Seven years after we voted to leave the EU, says Robert Tombs in The Daily Telegraph, Remainers have finally got rid of the man they blame for it. In The Sunday Times, for example, Matthew Syed claimed Boris Johnson had “cast a spell” over the electorate. But that shows an “amazingly superficial understanding” of the politics of the past decade or more. Do commentators like Syed not understand the “deep causes, both domestic and international”, of the 2016 vote? It reminds me of a “rather grand Remainer” in Cambridge, who proudly told me she understood why people had voted to leave “because her gardener and cleaning lady had explained it” to her. And for all their talk of Vote Leave “lies”, die-hard Remainers are the ones who have been most “economical with the truth”. Mark Carney, the former governor of the Bank of England, argued that Brexit had shrunk Britain’s economy in comparison with Germany’s, when in truth “Britain had been growing faster than Germany, and still is”.

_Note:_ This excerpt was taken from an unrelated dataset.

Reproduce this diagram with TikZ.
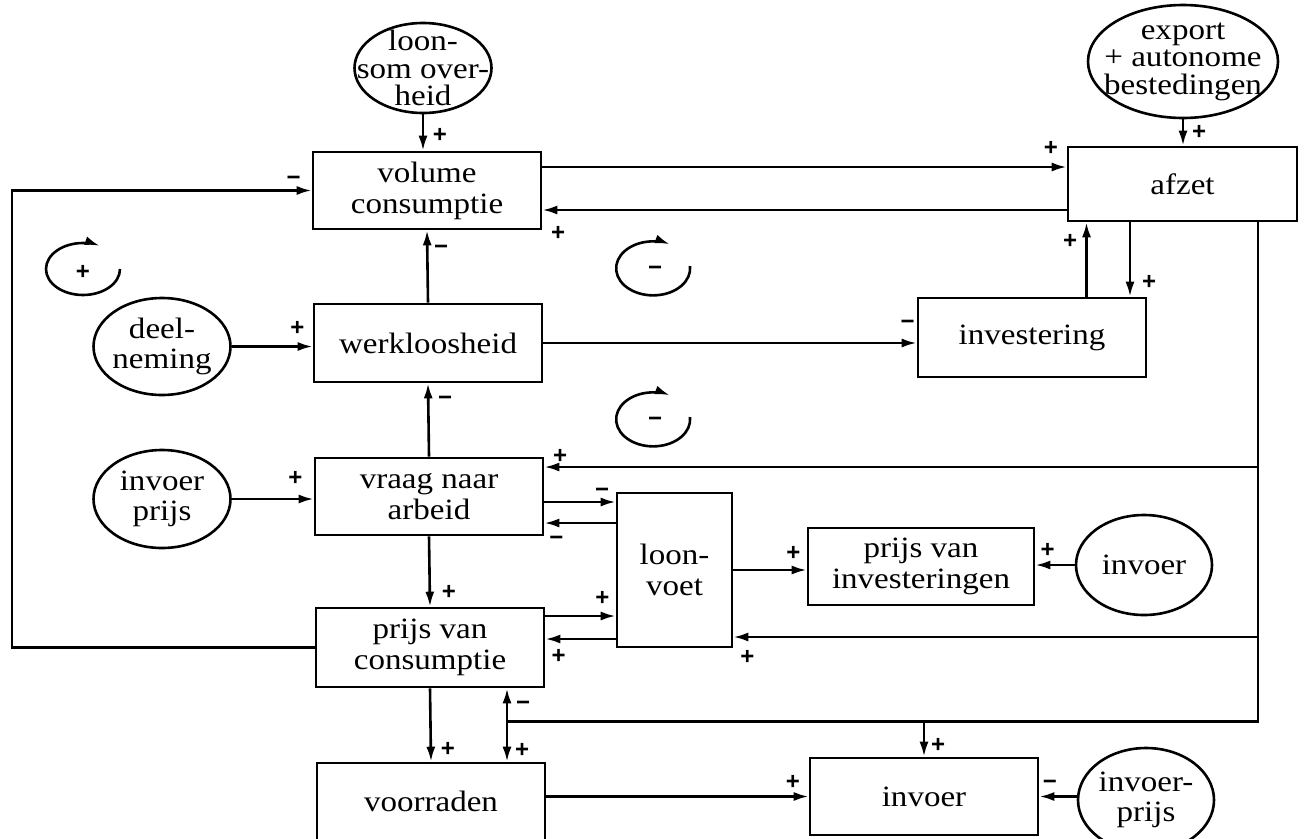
\documentclass[tikz,border=0pt]{standalone}
\usepackage{fontspec}
\setmainfont{Liberation Serif}[FakeStretch=1.12]
\newfontfamily\signfont{Liberation Sans}
\usepackage{tikz}
\usetikzlibrary{arrows.meta, shapes.geometric, positioning, calc}

\begin{document}
\begin{tikzpicture}[x=1pt, y=-1pt, >={Latex[length=15pt, width=9pt]},
  line width=2.6pt,
  blok/.style={draw, minimum width=228pt, minimum height=77pt, inner sep=0pt,
    align=center, font=\fontsize{29.5}{31}\selectfont},
  bron/.style={draw, ellipse, inner sep=0pt},
  bronlabel/.style={align=center, inner sep=0pt,
    font=\fontsize{29.5}{29.5}\selectfont},
  bronlabeldrie/.style={bronlabel, font=\fontsize{29.5}{27.5}\selectfont},
  teken/.style={inner sep=0pt, text height=15pt, text depth=0pt,
    font=\signfont\bfseries\fontsize{24}{24}\selectfont},
  lus/.style={->, line width=2.6pt}]

  \useasboundingbox (0,0) rectangle (1305,838);

  % middenkolom
  \node[blok] (vol) at (427,190.5) {volume\\consumptie};
  \node[blok, minimum height=78pt] (werk) at (428,343) {werkloosheid};
  \node[blok] (vraag) at (429,496.5) {vraag naar\\arbeid};
  \node[blok, minimum height=79pt] (prijscons) at (430,647.5) {prijs van\\consumptie};
  \node[blok] (voorr) at (431,801.5) {voorraden};

  % rechts
  \node[blok, minimum width=229pt, minimum height=74pt] (afzet) at (1182.5,184) {afzet};
  \node[blok, minimum height=79pt] (inv) at (1032,337.5) {investering};
  \node[blok, minimum width=115pt, minimum height=154pt] (loon) at (674.5,570) {loon-\\voet};
  \node[blok, minimum width=226pt] (prijsinv) at (921,566.5) {prijs van\\investeringen};
  \node[blok] (invoerbox) at (924,796.5) {invoer};

  % exogene grootheden
  \node[bron, minimum width=137pt, minimum height=90pt,
        label={[bronlabeldrie]center:{loon-\\som over-\\heid}}] (loonsom) at (423,68) {};
  \node[bron, minimum width=190pt, minimum height=113pt,
        label={[bronlabeldrie]center:{export\\+ autonome\\bestedingen}}] (export) at (1183,61.5) {};
  \node[bron, minimum width=137pt, minimum height=97pt,
        label={[bronlabel]center:{deel-\\neming}}] (deeln) at (162,346.5) {};
  \node[bron, minimum width=137pt, minimum height=98pt,
        label={[bronlabel]center:{invoer\\prijs}}] (invprijs) at (162,499) {};
  \node[bron, minimum width=136pt, minimum height=100pt,
        label={[bronlabel]center:{invoer}}] (invoerbron) at (1144,565) {};
  \node[bron, minimum width=136pt, minimum height=104pt,
        label={[bronlabel]center:{invoer-\\prijs}}] (invoerprijs) at (1146,800) {};

  % hulppunten
  \coordinate (links) at (12,0);
  \coordinate (va) at ($(vol.east)+(0,-23.5)$);
  \coordinate (av) at ($(afzet.west)+(0,26)$);
  \coordinate (ia) at ($(inv.north)+(54.5,0)$);
  \coordinate (ai) at ($(afzet.south)+(-52.5,0)$);
  \coordinate (az) at ($(afzet.south)+(75.5,0)$);
  \coordinate (vr) at ($(vraag.east)+(0,-29.5)$);
  \coordinate (lv) at ($(loon.east)+(0,67)$);
  \coordinate (onder) at ($(prijscons.south)+(77,33)$);
  \coordinate (vl) at ($(vraag.east)+(0,5.5)$);
  \coordinate (lvr) at ($(vraag.east)+(0,26.5)$);
  \coordinate (pl) at ($(prijscons.east)+(0,-31.5)$);
  \coordinate (lp) at ($(prijscons.east)+(0,-8.5)$);

  % bovenste lus
  \draw[->] (loonsom.south) -- (loonsom.south |- vol.north)
    node[teken, pos=.56, xshift=17pt] {+};
  \draw[->] (prijscons.west) -- (prijscons.west -| links) |- (vol.west)
    node[teken, pos=.97, yshift=12.5pt] {−};
  \draw[->] (va) -- (va -| afzet.west) node[teken, pos=.97, yshift=19pt] {+};
  \draw[->] (av) -- (av -| vol.east) node[teken, pos=.97, yshift=-23pt] {+};
  \draw[->] (werk.north) -- (vol.south) node[teken, pos=.77, xshift=14pt] {−};
  \draw[->] (deeln.east) -- (deeln.east -| werk.west)
    node[teken, pos=.81, yshift=18.5pt] {+};
  \draw[->] (werk.east) -- (werk.east -| inv.west) node[teken, pos=.976, yshift=21pt] {−};
  \draw[->] (ia) -- (ia |- afzet.south) node[teken, pos=.75, xshift=-16.5pt] {+};
  \draw[->] (ai) -- (ai |- inv.north) node[teken, pos=.8, xshift=19pt] {+};
  \draw[->] (export.south) -- (export.south |- afzet.north)
    node[teken, pos=.48, xshift=16pt] {+};

  % arbeid en prijzen
  \draw[->] (vraag.north) -- (werk.south) node[teken, pos=.8, xshift=17pt] {−};
  \draw[->] (invprijs.east) -- (invprijs.east -| vraag.west)
    node[teken, pos=.775, yshift=21pt] {+};
  \draw[->] (vl) -- (vl -| loon.west) node[teken, pos=.81, yshift=12pt] {−};
  \draw[->] (lvr -| loon.west) -- (lvr) node[teken, pos=.83, yshift=-15pt] {−};
  \draw[->] (pl) -- (pl -| loon.west) node[teken, pos=.81, yshift=18pt] {+};
  \draw[->] (lp -| loon.west) -- (lp) node[teken, pos=.81, yshift=-17pt] {+};
  \draw[->] (loon.east) -- (loon.east -| prijsinv.west)
    node[teken, pos=.82, yshift=17pt] {+};
  \draw[->] (invoerbron.west) -- (invoerbron.west -| prijsinv.east)
    node[teken, pos=.69, yshift=15pt] {+};
  \draw[->] (vraag.south) -- (prijscons.north) node[teken, pos=.79, xshift=19pt] {+};
  \draw[->] (prijscons.south) -- (voorr.north) node[teken, pos=.83, xshift=17pt] {+};

  % afzet naar beneden
  \draw (az) -- (az |- onder) -- (onder);
  \draw[->] (az |- vr) -- (vr) node[teken, pos=.978, yshift=11pt] {+};
  \draw[->] (az |- lv) -- (lv) node[teken, pos=.973, yshift=-20pt] {+};
  \draw[->] (onder) -- (onder |- prijscons.south) node[teken, pos=.55, xshift=16pt] {−};
  \draw[->] (onder) -- (onder |- voorr.north) node[teken, pos=.7, xshift=15pt] {+};
  \draw[->] (onder -| invoerbox.north) -- (invoerbox.north)
    node[teken, pos=.66, xshift=14pt] {+};

  % invoer
  \draw[->] (invoerbox.west -| voorr.east) -- (invoerbox.west)
    node[teken, pos=.94, yshift=15pt] {+};
  \draw[->] (invoerbox.east -| invoerprijs.west) -- (invoerbox.east)
    node[teken, pos=.72, yshift=15pt] {−};

  % lussymbolen
  \draw[lus] (83,269) ++(37pt,0) arc[start angle=0, end angle=-297, x radius=37pt, y radius=26pt];
  \node[teken] (luspos) at (83,272) {+};
  \draw[lus] (653,266) ++(37pt,0) arc[start angle=5, end angle=-297, x radius=37pt, y radius=27pt];
  \node[teken] (lusneg1) at (655,268) {−};
  \draw[lus] (653,417) ++(37pt,0) arc[start angle=5, end angle=-297, x radius=37pt, y radius=27pt];
  \node[teken] (lusneg2) at (655,419) {−};

\end{tikzpicture}
\end{document}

The great mistake, says Bagehot in The Economist, was tying Brexit to a set of “impossible promises”. To win over Red Wall voters, Johnson pledged higher spending, no new taxes and lower immigration – as well as taking Britain out of the EU. He managed the last of these, but this made the other three “much harder to achieve”. Brexit weighed on growth, which meant the government had to boost immigration to “give the economy a hand”. Big new schemes, such as a spanking new railway line in the north, had to be scrapped; taxes “crept up”. All of this has left the Tories underwater in those formerly rock-solid Labour constituencies that Johnson miraculously managed to turn blue in the 2019 election. “Mr Johnson is gone. His main political achievement will not live on.”